PBOC instructs banks to reduce Bond Connect investments
China’s central bank has asked some domestic banks to scale back their outward investments through the Bond Connect scheme, according to two sources with direct knowledge of the matter. The window guidance from the People’s Bank of China (PBOC) seems to be aimed at containing yuan outflows into Hong Kong, and thus ensuring less supply of yuan in offshore markets, the sources said.
The southbound leg of the two-year-old Bond Connect scheme allows mainland institutional investors to purchase bonds traded in Hong Kong. One of the sources said that by restricting the movement of yuan to offshore markets, there is a potential for tightening offshore yuan liquidity, which could consequently elevate the financing cost. The source reckons the central bank’s move is a strike against foreign yuan bears.

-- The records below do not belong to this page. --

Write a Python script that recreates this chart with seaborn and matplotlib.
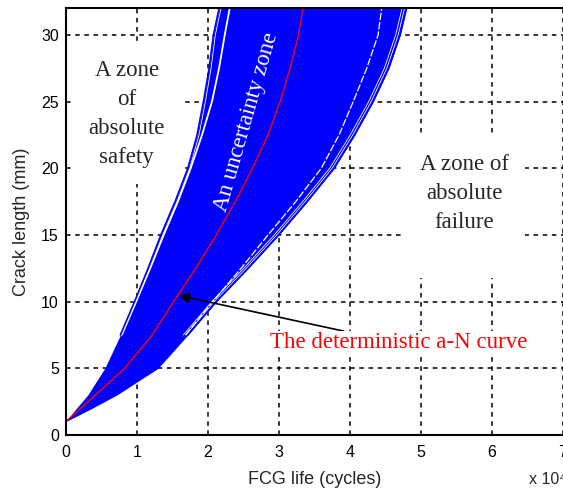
import numpy as np
import pandas as pd
import matplotlib
matplotlib.use("Agg")
import matplotlib.pyplot as plt
import matplotlib.patheffects as pe
import seaborn as sns

# ---- data (FCG life in units of 1e4 cycles, crack length in mm) ----
crack_mm = [1, 2, 3, 5, 7.5, 10, 12.5, 15, 17.5, 20, 22.5, 25, 27.5, 30, 32]
life_fast_main = [0, 0.15, 0.31, 0.55, 0.78, 0.99, 1.19, 1.38, 1.58, 1.76, 1.92, 2.06, 2.16, 2.24, 2.31]
life_fast_outer = [0, 0.15, 0.31, 0.55, 0.77, 0.97, 1.16, 1.34, 1.54, 1.72, 1.85, 1.94, 2.02, 2.08, 2.16]
life_slow_main = [0, 0.37, 0.72, 1.28, 1.69, 2.07, 2.47, 2.85, 3.24, 3.60, 3.85, 4.05, 4.24, 4.40, 4.45]
life_slow_outer = [0, 0.37, 0.72, 1.30, 1.72, 2.12, 2.57, 3.00, 3.40, 3.78, 4.07, 4.33, 4.55, 4.71, 4.80]
life_deterministic = [0, 0.21, 0.42, 0.83, 1.22, 1.52, 1.83, 2.12, 2.39, 2.63, 2.85, 3.02, 3.16, 3.28, 3.34]

x_ticks = [0, 1, 2, 3, 4, 5, 6, 7]
y_ticks = [0, 5, 10, 15, 20, 25, 30]

sns.set_style("white")
plt.rcParams["font.family"] = ["Liberation Sans", "DejaVu Sans"]

fig = plt.figure(figsize=(5.63, 4.91), dpi=100)
ax = fig.add_axes([65.7 / 563, (491 - 435) / 491, 497 / 563, (435 - 8.3) / 491])

df = pd.DataFrame({
    "crack": crack_mm,
    "fast_main": life_fast_main,
    "fast_outer": life_fast_outer,
    "slow_main": life_slow_main,
    "slow_outer": life_slow_outer,
    "det": life_deterministic,
})
upper = df[df["crack"] >= 7.5]

BLUE = "#0000ff"
# whole uncertainty band (all simulated curves)
ax.fill_betweenx(df["crack"], df["fast_outer"], df["slow_outer"], color=BLUE,
                 linewidth=0, zorder=3)

# gaps between the bulk of the curves and the outlying ones
sns.lineplot(data=upper, x="fast_main", y="crack", sort=False, estimator=None,
             ax=ax, color="white", linewidth=1.3, zorder=4)
sns.lineplot(data=upper, x="slow_main", y="crack", sort=False, estimator=None,
             ax=ax, color="white", linewidth=0.9, linestyle=(0, (6, 1.5)), zorder=4)

# outlying curves drawn as thin bundles
sns.lineplot(data=upper, x="fast_outer", y="crack", sort=False, estimator=None,
             ax=ax, color=BLUE, linewidth=1.2, zorder=4,
             path_effects=[pe.Stroke(linewidth=0.6, foreground="white", offset=(1.4, 0)),
                           pe.Normal()])
sns.lineplot(data=upper, x="slow_outer", y="crack", sort=False, estimator=None,
             ax=ax, color=BLUE, linewidth=1.2, zorder=4,
             path_effects=[pe.Stroke(linewidth=0.6, foreground="white", offset=(-1.4, 0)),
                           pe.Stroke(linewidth=0.6, foreground="white", offset=(-3.2, 0)),
                           pe.Normal()])

# deterministic curve
sns.lineplot(data=df, x="det", y="crack", sort=False, estimator=None, ax=ax,
             color="#ff0000", linewidth=1.0, zorder=5)

ax.set_xlim(0, 7)
ax.set_ylim(0, 32)
ax.set_xticks(x_ticks)
ax.set_yticks(y_ticks)
ax.set_xticklabels([str(t) for t in x_ticks])
ax.set_yticklabels([str(t) for t in y_ticks])
ax.tick_params(axis="both", labelsize=11.5, direction="in", length=3, width=1,
               colors="black")
ax.tick_params(axis="x", pad=7)
ax.tick_params(axis="y", pad=5)

ax.grid(True, color="black", linestyle=(0, (3, 3)), linewidth=1.1)
ax.set_axisbelow(True)

for side in ["left", "bottom", "top"]:
    ax.spines[side].set_color("black")
    ax.spines[side].set_linewidth(1.5)
    ax.spines[side].set_zorder(6)
ax.spines["right"].set_visible(False)

ax.set_xlabel("FCG life (cycles)", fontsize=13, labelpad=8)
ax.set_ylabel("Crack length (mm)", fontsize=13, labelpad=8)

serif = ["Liberation Serif", "DejaVu Serif"]
ax.text(0.86, 24.1, "A zone\nof\nabsolute\nsafety", family=serif, fontsize=16.5,
        ha="center", va="center", linespacing=1.5, zorder=2,
        bbox=dict(facecolor="white", edgecolor="none", pad=12))
ax.text(5.61, 21.1, "A zone of\nabsolute\nfailure\n", family=serif, fontsize=16.5,
        ha="center", va="top", linespacing=1.5, zorder=2,
        bbox=dict(facecolor="white", edgecolor="none", pad=12))
ax.text(2.55, 23.5, "An uncertainty zone", family=serif, fontsize=16.5,
        color="white", ha="center", va="center", rotation=74,
        rotation_mode="anchor", zorder=7)
ax.annotate("The deterministic a-N curve", xy=(1.59, 10.46), xytext=(2.88, 6.9),
            family=serif, fontsize=16.5, color="#ff0000", ha="left", va="center",
            zorder=7,
            bbox=dict(facecolor="white", edgecolor="none", pad=1),
            arrowprops=dict(arrowstyle="-|>", color="black", lw=1.2,
                            mutation_scale=16, shrinkA=0, shrinkB=0))

fig.text(529 / 563, (491 - 480) / 491, "x 10\u2074", fontsize=11.5,
         ha="left", va="center")

fig.savefig("out.png", dpi=100)
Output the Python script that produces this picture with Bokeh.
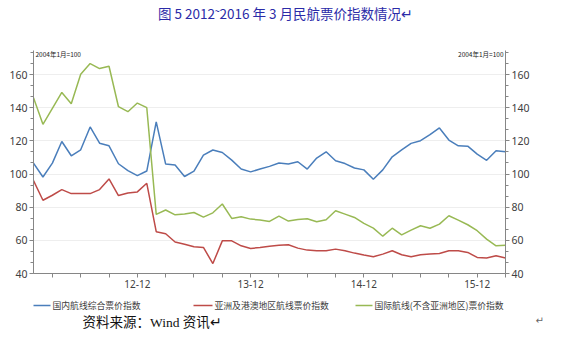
from bokeh.plotting import figure
from bokeh.layouts import column
from bokeh.models import Range1d, LinearAxis, FixedTicker, Label
from bokeh.embed import file_html
from bokeh.resources import INLINE
from bokeh.core.properties import value

# ---- data (monthly, Jan 2012 .. Mar 2016) ----
months = list(range(51))
domestic = [106.6, 98.2, 106.6, 119.6, 111.0, 114.6, 128.4, 118.6, 117.0, 106.2,
            102.0, 99.0, 101.8, 131.4, 106.0, 105.4, 98.5, 101.8, 111.4, 114.5,
            113.0, 108.4, 103.0, 101.3, 103.0, 104.6, 106.6, 106.0, 107.4, 103.0,
            109.6, 113.4, 108.0, 106.3, 103.6, 102.5, 96.9, 102.5, 110.4, 114.5,
            118.5, 120.1, 123.7, 127.8, 120.5, 117.0, 116.8, 112.0, 108.3, 114.0,
            113.4]
asia = [96.0, 84.2, 87.2, 90.6, 88.2, 88.2, 88.2, 90.6, 97.0, 87.0,
        88.6, 89.2, 94.4, 65.2, 64.0, 59.0, 57.7, 56.1, 55.7, 46.0,
        59.7, 59.7, 56.7, 55.1, 55.7, 56.5, 57.1, 57.3, 55.3, 54.1,
        53.7, 53.7, 54.7, 53.7, 52.3, 51.1, 50.1, 51.7, 53.7, 51.3,
        50.1, 51.3, 51.7, 52.1, 53.7, 53.7, 52.7, 49.7, 49.3, 50.7,
        49.3]
international = [146.0, 130.0, 139.6, 149.2, 142.4, 160.2, 166.6, 163.6, 165.0, 140.6,
                 137.6, 142.8, 140.0, 75.7, 78.3, 75.4, 75.9, 76.8, 74.0, 76.6,
                 81.9, 73.2, 74.2, 72.8, 72.3, 71.4, 74.6, 71.6, 72.6, 73.0,
                 71.2, 72.4, 77.8, 75.8, 73.8, 70.2, 67.4, 62.5, 67.3, 63.3,
                 66.2, 68.8, 67.3, 69.8, 74.8, 72.2, 69.4, 65.8, 60.7, 56.7,
                 57.1]
series_names = ["国内航线综合票价指数", "亚洲及港澳地区航线票价指数", "国际航线(不含亚洲地区)票价指数"]
x_major = [11, 23, 35, 47]
x_major_labels = ["12-12", "13-12", "14-12", "15-12"]
x_minor = [2, 5, 8, 14, 17, 20, 26, 29, 32, 38, 41, 44, 50]
y_major = [40, 60, 80, 100, 120, 140, 160]
y_minor = [40 + k * 20 / 3 for k in range(21)]
title_text = "图 5   2012˜2016 年 3 月民航票价指数情况↵"
note_text = "资料来源：Wind 资讯↵"
base_text = "2004年1月=100"

W = 561
TOP_H, MAIN_H, BOT_H = 50, 246, 48
L, R, B = 33, 56, 23
FX0, FX1 = L, W - R          # frame extent in page px (frames are aligned in the column)

colors = ["#4a7ebb", "#be4b48", "#98b954"]
axis_col = "#868686"
lab_col = "#404040"

# legend layout (page px)
leg_x0 = [31.0, 193.0, 355.0]
leg_x1 = [50.0, 212.0, 372.0]
leg_tx = [52.0, 214.0, 374.0]
leg_y = 305.0


def blank_fig(h):
    f = figure(width=W, height=h, output_backend="svg", toolbar_location=None,
               title=None, x_axis_type=None, y_axis_type=None,
               x_range=Range1d(FX0, FX1), y_range=Range1d(0, h),
               min_border_left=L, min_border_right=R, min_border_top=0, min_border_bottom=0)
    f.outline_line_color = None
    f.grid.visible = False
    f.background_fill_color = "white"
    f.border_fill_color = "white"
    return f


# ---- top: title ----
top = blank_fig(TOP_H)
top.add_layout(Label(x=288, y=TOP_H - 12, text=title_text,
                     text_font="Noto Sans CJK SC", text_font_size="13.5px",
                     text_color="#2b2ba8", text_align="center", text_baseline="middle"))

# ---- main chart ----
p = figure(width=W, height=MAIN_H, output_backend="svg", toolbar_location=None,
           title=None, x_range=Range1d(0, 50), y_range=Range1d(40, 174.5),
           min_border_left=L, min_border_right=R, min_border_top=0, min_border_bottom=B)
p.outline_line_color = None
p.background_fill_color = "white"
p.border_fill_color = "white"
p.xgrid.visible = False
p.ygrid.grid_line_color = "#eeeeee"
p.ygrid.ticker = FixedTicker(ticks=y_major)

xa = p.xaxis[0]
xa.ticker = FixedTicker(ticks=x_major, minor_ticks=x_minor)
xa.major_label_overrides = {t: s for t, s in zip(x_major, x_major_labels)}
xa.axis_line_color = axis_col
xa.major_tick_line_color = axis_col
xa.minor_tick_line_color = axis_col
xa.major_tick_in = 0
xa.major_tick_out = 4
xa.minor_tick_in = 0
xa.minor_tick_out = 4
xa.major_label_standoff = 2
xa.major_label_text_font = "Noto Sans"
xa.major_label_text_font_size = "10px"
xa.major_label_text_color = lab_col

ya = p.yaxis[0]
ra = LinearAxis()
p.add_layout(ra, "right")
for a in (ya, ra):
    a.ticker = FixedTicker(ticks=y_major, minor_ticks=y_minor)
    a.axis_line_color = axis_col
    a.major_tick_line_color = axis_col
    a.minor_tick_line_color = axis_col
    a.major_tick_in = 0
    a.major_tick_out = 4
    a.minor_tick_in = 0
    a.minor_tick_out = 3
    a.major_label_standoff = 2
    a.major_label_text_font = "Noto Sans"
    a.major_label_text_font_size = "10.5px"
    a.major_label_text_color = lab_col

for ys, c in zip([domestic, asia, international], colors):
    p.line(months, ys, line_color=c, line_width=1.5)

FH = MAIN_H - B  # frame height
p.add_layout(Label(x=2, y=FH - 3, x_units="screen", y_units="screen", text=base_text,
                   text_font="Noto Sans CJK SC", text_font_size="6.5px", text_color="#222222",
                   text_align="left", text_baseline="middle"))
p.add_layout(Label(x=FX1 - FX0 - 2, y=FH - 3, x_units="screen", y_units="screen", text=base_text,
                   text_font="Noto Sans CJK SC", text_font_size="6.5px", text_color="#222222",
                   text_align="right", text_baseline="middle"))

# ---- bottom: legend and source note ----
bot = blank_fig(BOT_H)
y_local = BOT_H - (leg_y - (TOP_H + MAIN_H))
bot.segment(x0=leg_x0, y0=[y_local] * 3, x1=leg_x1, y1=[y_local] * 3,
            line_color=colors, line_width=1.5)
bot.text(x=leg_tx, y=[y_local] * 3, text=series_names,
         text_font=value("Noto Sans CJK SC"), text_font_size="8.8px",
         text_color=lab_col, text_align="left", text_baseline="middle")
bot.add_layout(Label(x=82, y=BOT_H - 26, text=note_text,
                     text_font="'Liberation Serif', 'Noto Sans CJK SC'", text_font_size="13.5px",
                     text_color="#111111", text_align="left", text_baseline="middle"))
mark_axis = LinearAxis(ticker=FixedTicker(ticks=[]), axis_line_color=None,
                       major_tick_line_color=None, minor_tick_line_color=None,
                       axis_label="↵", axis_label_orientation="horizontal",
                       axis_label_standoff=30, axis_label_text_font="DejaVu Sans",
                       axis_label_text_font_size="10px", axis_label_text_font_style="normal",
                       axis_label_text_color="#666666")
bot.add_layout(mark_axis, "right")

layout = column(top, p, bot, spacing=0)
open("out.html", "w").write(file_html(layout, INLINE))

Both sources spoke on condition of anonymity as they were not authorised to talk to the media. The PBOC declined to comment on the content of the window guidance.
China defends its currency amid global market turmoil
The directive is the latest in a volley of measures China has taken to defend a currency that has been beaten down by a weak economy and capital outflows. The yuan has depreciated by around 5% against the dollar so far this year, reaching its lowest level since April 2020.
Several measures in the past week have been aimed at raising the cost of shorting the yuan offshore. State-owned banks within China have initiated a process of withdrawing liquidity from the market by reducing their lending to other banks. Simultaneously, they have actively traded sell/buy swaps in the forward market to absorb offshore yuan.
Alongside these actions, the escalation of yuan bill sales by China’s central bank in Hong Kong this week has contributed to a tighter liquidity situation in the offshore market. As indicated by a former central banker, this move has played a role in stabilizing the yuan.
China limits NCD subscriptions from offshore banks
Furthermore, reports suggest that the PBOC encourages banks to discontinue their subscription to Negotiable Certificates of Deposit (NCDs) from offshore banks. This step marks another phase in China’s endeavor to regulate the volume of yuan accessible within Hong Kong’s markets.
NCDs are short-term debt instruments issued by banks that can be traded in secondary markets. They are often used by offshore banks to obtain yuan funding and invest in higher-yielding assets in mainland China.
These measures reflect China’s determination to safeguard its currency within the challenging global market landscape. The country faces multiple headwinds, including slowing growth, rising debt, trade tensions, and regulatory crackdowns on various sectors.